Green’s Dictionary of Slang

stepmother’s breath n.

[the trad. negative image of the ‘wicked stepmother’]

(mainly Ulster) a chill breeze, esp. used of a sudden draught of cold air.

[Ire]Dublin Morn. Register 14 Apr. 3/3: Their mother land [...] always had the coldness of a stepmother’s breath.
[Ire]Freeman’s Jrnl 2 Jan. 4/6: The stepmother’s breath of Marlborough house has chilled and lamed their [...] limbs.
Banner of Ulster 15 Mar. 2/5: Yesterday the out-of-door folks had a bitter smack of ‘stepmother’s breath’.
[UK]Notts. Guardian 12 Apr. 5/3: Drying the dress [...] with wind as ‘sharp as a stepmother’s breath’.
[UK]Ballymena Obs. 19 Aug. 3/2: There was too much of a stepmother’s breath about the atmosphere.
[Ire]Wkly Freeman’s Jrnl 16 Dec. 8/2: ‘There is a stepmother’s breath in the air this morning’.
Newcastle Eve. Chron. 5 Aug. 4/4: A breeze with more than a touch of stepmother’s breath in it.
[Scot]Aberdeen Press & Jrnl 9 Nov. 3/2: The stepmother’s breath was in the air, as they say in the north of Ireland.
Northern Whig (Antrim) 25 Mar. 7/2: The sun shone [...] more suggestive of bonny May than ‘March of the stepmother’ breath’.
[Scot]Falkirk Herald 29 Mar. 7/2: Ulsterman or Ulsterwoman cares little for the ‘stepmother’s breath’ of March.
[Scot]Falkirk Herald 4 Feb. 6/4: The wind was as cutting as a stepmother’s breath.
Eugene Guard (OR) 1 Feb. 7/2: ‘Well, for pity’s sake go back to bed. It’s as cold as a stepmother’s breath’.
[US]J. O’Connor Come Day – Go Day (1984) 40: Ah-oh!
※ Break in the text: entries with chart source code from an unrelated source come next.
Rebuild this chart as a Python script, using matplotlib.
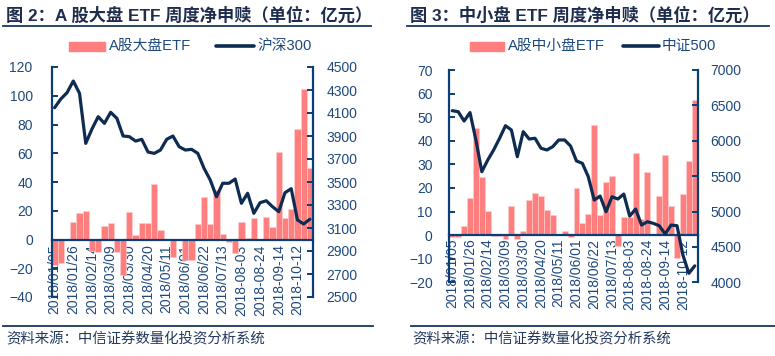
import matplotlib
matplotlib.use("Agg")
import matplotlib.pyplot as plt
from matplotlib.patches import Rectangle
from matplotlib.lines import Line2D
import numpy as np

plt.rcParams['font.family'] = ['Liberation Sans', 'Noto Sans CJK SC', 'DejaVu Sans']

dates = ['2018/01/05', '2018/01/12', '2018/01/19', '2018/01/26', '2018/02/02', '2018/02/09',
         '2018/02/14', '2018/02/23', '2018/03/02', '2018/03/09', '2018/03/16', '2018/03/23',
         '2018/03/30', '2018/04/04', '2018/04/13', '2018/04/20', '2018/04/27', '2018/05/04',
         '2018/05/11', '2018/05/18', '2018/05/25', '2018/06/01', '2018/06/08', '2018/06/15',
         '2018/06/22', '2018/06/29', '2018/07/06', '2018/07/13', '2018/07/20', '2018/07/27',
         '2018-08-03', '2018-08-10', '2018-08-17', '2018-08-24', '2018-08-31', '2018-09-07',
         '2018-09-14', '2018-09-21', '2018-09-28', '2018-10-12', '2018-10-19', '2018-10-26']

large_etf = [-18, -16, 0, 12, 18.6, 20, -8, -9, 9.6, 11.3, -9, -25, 19.1, 3.1, 11.5, 11.8,
             38.6, 6.6, 0, -12, 0, -14, -14, 10.8, 29.8, 10.8, 34.4, 3.8, -1.5, -9.6, 12.4,
             1.3, 14.7, 0, 15.9, 8.9, 61, 15.2, 21.2, 76.6, 104.7, 49.5]
hs300 = [4146, 4222, 4277, 4378, 4271, 3836, 3961, 4068, 4010, 4106, 4054, 3900, 3894, 3856,
         3871, 3761, 3749, 3778, 3871, 3900, 3807, 3778, 3784, 3749, 3619, 3517, 3372, 3489,
         3489, 3526, 3315, 3402, 3228, 3320, 3337, 3285, 3242, 3407, 3442, 3170, 3135, 3176]

small_etf = [-1, -1, 3.9, 15.9, 45.3, 24.8, 10.2, -0.5, -0.5, -1.5, 12.3, -1.5, 1.9, 14.9,
             17.7, 16.7, 10.6, 8.5, 0, 1.7, -1, 19.8, 5.3, 8.8, 46.7, 8.6, 22.6, 25.2, -4.5,
             7.8, 7.8, 34.7, 7.0, 26.6, 0, 16.7, 34.0, 12.3, -9.6, 17.3, 31.5, 57.3]
zz500 = [6425, 6411, 6279, 6398, 6011, 5563, 5728, 5870, 6035, 6213, 6152, 5775, 6129, 6025,
         6035, 5894, 5870, 5917, 6011, 6011, 5926, 5715, 5681, 5492, 5162, 5219, 4997, 5209,
         5177, 5247, 4936, 5035, 4809, 4856, 4833, 4799, 4682, 4809, 4800, 4386, 4127, 4232]

W, H = 775, 356
BAR = '#FF7F7F'
LINE = '#0E2B52'
AX = '#0B3D77'
TXT = '#1F497D'
TITLE = '#1F2D4D'

fig = plt.figure(figsize=(W / 100, H / 100), dpi=100)


def fx(px):
    return px / W


def fy(py):
    return 1 - py / H


def panel(x0, x1, ytop, ybot, bars, line, ylim1, yt1, ylim2, yt2, pad1, pad2, xpad):
    ax = fig.add_axes([fx(x0), fy(ybot), (x1 - x0) / W, (ybot - ytop) / H])
    ax2 = ax.twinx()
    x = np.arange(len(bars))
    ax.bar(x, bars, width=1.0, color=BAR, edgecolor='#FFD0D0', linewidth=0.4, zorder=2)
    ax2.plot(x, line, color=LINE, lw=2.3, solid_joinstyle='round', solid_capstyle='round', zorder=3)
    ax.set_xlim(-0.5, len(bars) - 0.5)
    ax.set_ylim(*ylim1)
    ax.set_yticks(yt1)
    ax2.set_ylim(*ylim2)
    ax2.set_yticks(yt2)
    for a in (ax, ax2):
        a.spines['top'].set_visible(False)
        a.patch.set_visible(False)
    ax.spines['right'].set_visible(False)
    ax2.spines['left'].set_visible(False)
    ax2.spines['bottom'].set_visible(False)
    ax.spines['left'].set_color(AX)
    ax.spines['left'].set_linewidth(1.6)
    ax2.spines['right'].set_color(AX)
    ax2.spines['right'].set_linewidth(1.6)
    ax.spines['bottom'].set_position(('data', 0))
    ax.spines['bottom'].set_color(AX)
    ax.spines['bottom'].set_linewidth(1.6)
    ax.spines['bottom'].set_zorder(4)
    ax.tick_params(axis='y', direction='in', length=4, width=1.4, color=AX,
                   labelcolor=TXT, labelsize=10, pad=pad1)
    ax2.tick_params(axis='y', direction='in', length=4, width=1.4, color=AX,
                    labelcolor=TXT, labelsize=10, pad=pad2)
    ax.set_xticks(x[::3])
    ax.set_xticklabels([dates[i] for i in x[::3]], rotation=90, fontsize=10, color=TXT)
    ax.tick_params(axis='x', length=0, pad=xpad)
    return ax, ax2


panel(51.5, 313, 67, 297, large_etf, hs300, (-40, 120), np.arange(-40, 121, 20),
      (2500, 4500), np.arange(2500, 4501, 200), 13.5, 9.5, 3.5)
panel(449.3, 697.7, 70, 282.3, small_etf, zz500, (-20, 70), np.arange(-20, 71, 10),
      (4000, 7000), np.arange(4000, 7001, 500), 12, 9, 2.5)

# titles and rules
fig.text(fx(6), fy(15), '图 2：A 股大盘 ETF 周度净申赎（单位：亿元）', fontsize=12.4,
         fontweight='bold', color=TITLE, va='center', ha='left')
fig.text(fx(410), fy(15), '图 3：中小盘 ETF 周度净申赎（单位：亿元）', fontsize=12.4,
         fontweight='bold', color=TITLE, va='center', ha='left')
for xa, xb, y in [(3, 371, 26), (407, 769, 26), (3, 373, 326), (411, 775, 326)]:
    fig.lines.append(Line2D([fx(xa), fx(xb)], [fy(y), fy(y)], transform=fig.transFigure,
                            color='#17375E', lw=1.3))

# legends
for px0, px1, tx, lx0, lx1, lt, label1, label2 in [
        (69, 105, 109, 216, 254, 257, 'A股大盘ETF', '沪深300'),
        (470, 504, 508, 623, 659, 662, 'A股中小盘ETF', '中证500')]:
    fig.patches.append(Rectangle((fx(px0), fy(50.5)), (px1 - px0) / W, 9 / H,
                                 transform=fig.transFigure, color=BAR))
    fig.text(fx(tx), fy(46), label1, fontsize=10.6, color=TXT, va='center', ha='left')
    fig.lines.append(Line2D([fx(lx0), fx(lx1)], [fy(46), fy(46)], transform=fig.transFigure,
                            color=LINE, lw=2.6, solid_capstyle='round'))
    fig.text(fx(lt), fy(46), label2, fontsize=10.6, color=TXT, va='center', ha='left')

fig.text(fx(6), fy(339), '资料来源：中信证券数量化投资分析系统', fontsize=10.4, color='#243A5E',
         va='center', ha='left')
fig.text(fx(412), fy(339), '资料来源：中信证券数量化投资分析系统', fontsize=10.4, color='#243A5E',
         va='center', ha='left')

fig.savefig('out.png', dpi=100)
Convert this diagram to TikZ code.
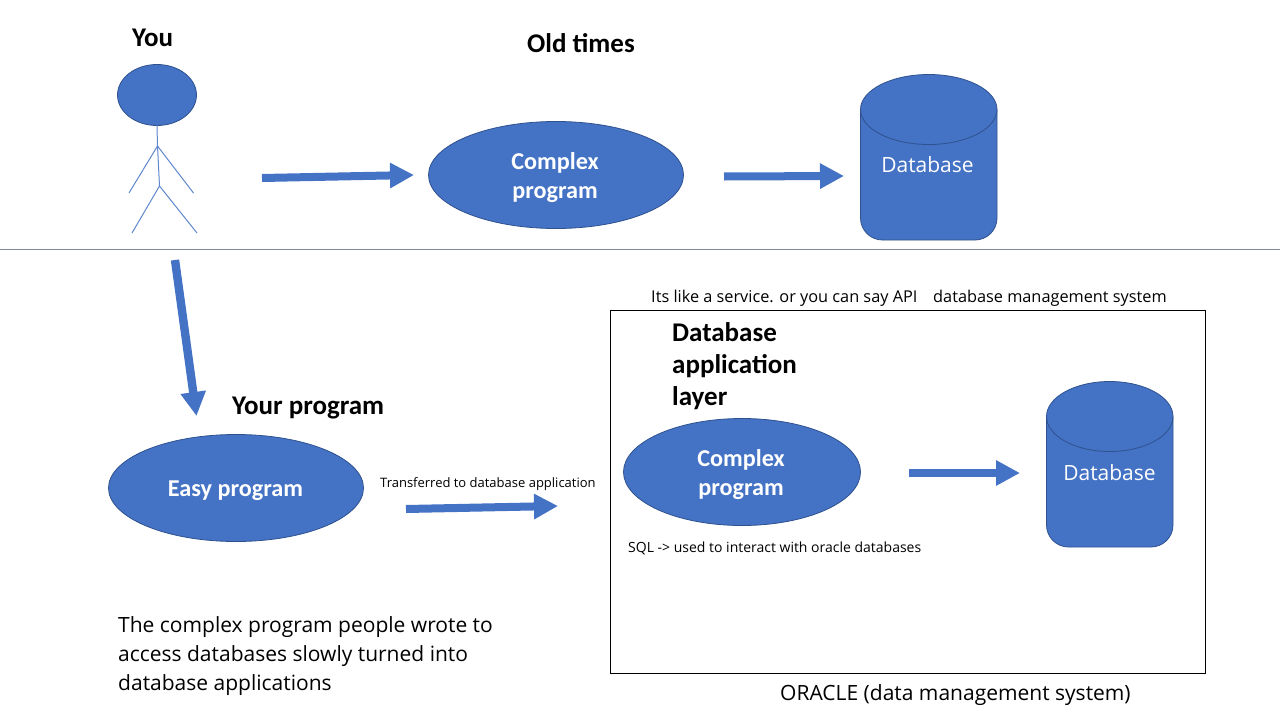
\documentclass[tikz,border=0pt]{standalone}
\usepackage{fontspec}
\setmainfont{Carlito}
\newfontfamily\seg{Open Sans}
\usetikzlibrary{arrows.meta,shapes.geometric}
\definecolor{bl}{HTML}{4472C4}
\definecolor{bd}{HTML}{2F528F}
\definecolor{rulec}{HTML}{7F8A9C}
\tikzset{
  x=1pt,y=-1pt,
  shapefill/.style={fill=bl,draw=bd,line width=0.8pt},
  ovalshape/.style={shapefill,ellipse,inner sep=0pt,outer sep=0pt},
  blockarrow/.style={draw=bl,line width=8pt,-{Triangle[length=24pt,width=24pt,fill=bl]}},
  stick/.style={draw=bl!85,line width=1pt},
  hd/.style={font=\bfseries\fontsize{27}{32}\selectfont,text=black,anchor=west,inner sep=0pt,align=left},
  oval/.style={font=\bfseries\fontsize{24.2}{29}\selectfont,text=white,align=center},
  cyl/.style={font=\seg\fontsize{21}{24}\selectfont,text=white,inner sep=0pt},
  small/.style={font=\seg\fontsize{13}{16}\selectfont,text=black,anchor=west,inner sep=0pt},
  note/.style={font=\seg\fontsize{14}{18}\selectfont,text=black,anchor=west,inner sep=0pt},
  mid/.style={font=\seg\fontsize{16.3}{20}\selectfont,text=black,anchor=west,inner sep=0pt},
  body/.style={font=\seg\fontsize{21}{29}\selectfont,text=black,anchor=north west,inner sep=0pt,align=left},
}
\newcommand{\dbcyl}[4]{%
  \path[shapefill] (#1,#3+35) arc[x radius={(#2-#1)/2*1pt},y radius=35pt,start angle=180,end angle=0]
    -- (#2,#4-22) arc[radius=22pt,start angle=0,end angle=-90]
    -- (#1+22,#4) arc[radius=22pt,start angle=-90,end angle=-180] -- cycle;
  \draw[bd,line width=0.8pt] (#1,#3+35) arc[x radius={(#2-#1)/2*1pt},y radius=35pt,start angle=180,end angle=360];
}
\begin{document}
\begin{tikzpicture}
\useasboundingbox (0,0) rectangle (1280,720);

% separator
\coordinate (ruleL) at (0,249.5);
\coordinate (ruleR) at (1280,249.5);
\draw[rulec,line width=0.9pt] (ruleL) -- (ruleR);

% stick figure
\node[ovalshape,minimum width=79pt,minimum height=61pt] (head) at (157,95) {};
\coordinate (neck) at (157,126);
\coordinate (shoulder) at (157.5,146);
\coordinate (hip) at (159.5,186);
\coordinate (handL) at (129,193);
\coordinate (handR) at (193.5,193);
\coordinate (footL) at (132,233);
\coordinate (footR) at (197,233);
\draw[stick] (head.south) -- (shoulder) -- (hip);
\draw[stick] (handL) -- (shoulder) -- (handR);
\draw[stick] (footL) -- (hip) -- (footR);

% top row
\node[ovalshape,minimum width=255pt,minimum height=107pt] (cp1) at (556,175) {};
\node[oval] (cp1t) at (555,177.5) {Complex\\program};
\dbcyl{860.5}{997}{74.5}{240}
\node[cyl] (db1) at (927.5,165) {Database};

% bottom row
\node[ovalshape,minimum width=255pt,minimum height=107pt] (ep) at (236,488) {};
\node[oval] (ept) at (235.5,490.5) {Easy program};
\draw[black,line width=1pt] (610.5,310.5) rectangle (1205.5,673.5);
\node[ovalshape,minimum width=237pt,minimum height=107pt] (cp2) at (742,472) {};
\node[oval] (cp2t) at (741,474.5) {Complex\\program};
\dbcyl{1046.5}{1173}{381.5}{547}
\node[cyl] (db2) at (1109.5,473) {Database};

% arrows
\coordinate (a1s) at (262,178);
\coordinate (a1e) at (414,175);
\coordinate (a2s) at (724,176.5);
\coordinate (a2e) at (844,176);
\coordinate (a3s) at (175,260);
\coordinate (a3e) at (196.5,416);
\coordinate (a4s) at (406,509);
\coordinate (a4e) at (558,506);
\coordinate (a5s) at (909,473);
\coordinate (a5e) at (1020,473);
\draw[blockarrow] (a1s) -- (a1e);
\draw[blockarrow] (a2s) -- (a2e);
\draw[blockarrow,line width=8.4pt] (a3s) -- (a3e);
\draw[blockarrow] (a4s) -- (a4e);
\draw[blockarrow] (a5s) -- (a5e);

% headings
\node[hd] (you) at (132,38) {You};
\node[hd] (old) at (527,43) {Old times};
\node[hd] (yp) at (232,408) {Your program};
\node[hd] (dal) at (672,366) {Database\\application\\layer};

% notes
\node[mid] (n1) at (651,298) {Its like a service. or you can say API};
\node[mid] (n2) at (933,298) {database management system};
\node[small] (n3) at (380,484) {Transferred to database application};
\node[note] (n4) at (628,548) {SQL -> used to interact with oracle databases};
\node[body] (n5) at (118,616.5) {The complex program people wrote to\\access databases slowly turned into\\database applications};
\node[font=\seg\fontsize{21}{24}\selectfont,anchor=west,inner sep=0pt] (n6) at (780,695) {ORACLE (data management system)};
\end{tikzpicture}
\end{document}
There’s stepmother’s breath out there.
Indianapolis News (IN) 31 Oct. 9/2: Doors were left ajar for extra air, ‘I feel a stepmother’s breath’ was his retort.
Nanaimo Dly News (BC) 18 Nov. 26/4: There I was shivering from stepmother’s breathand sufering from flying axehandles.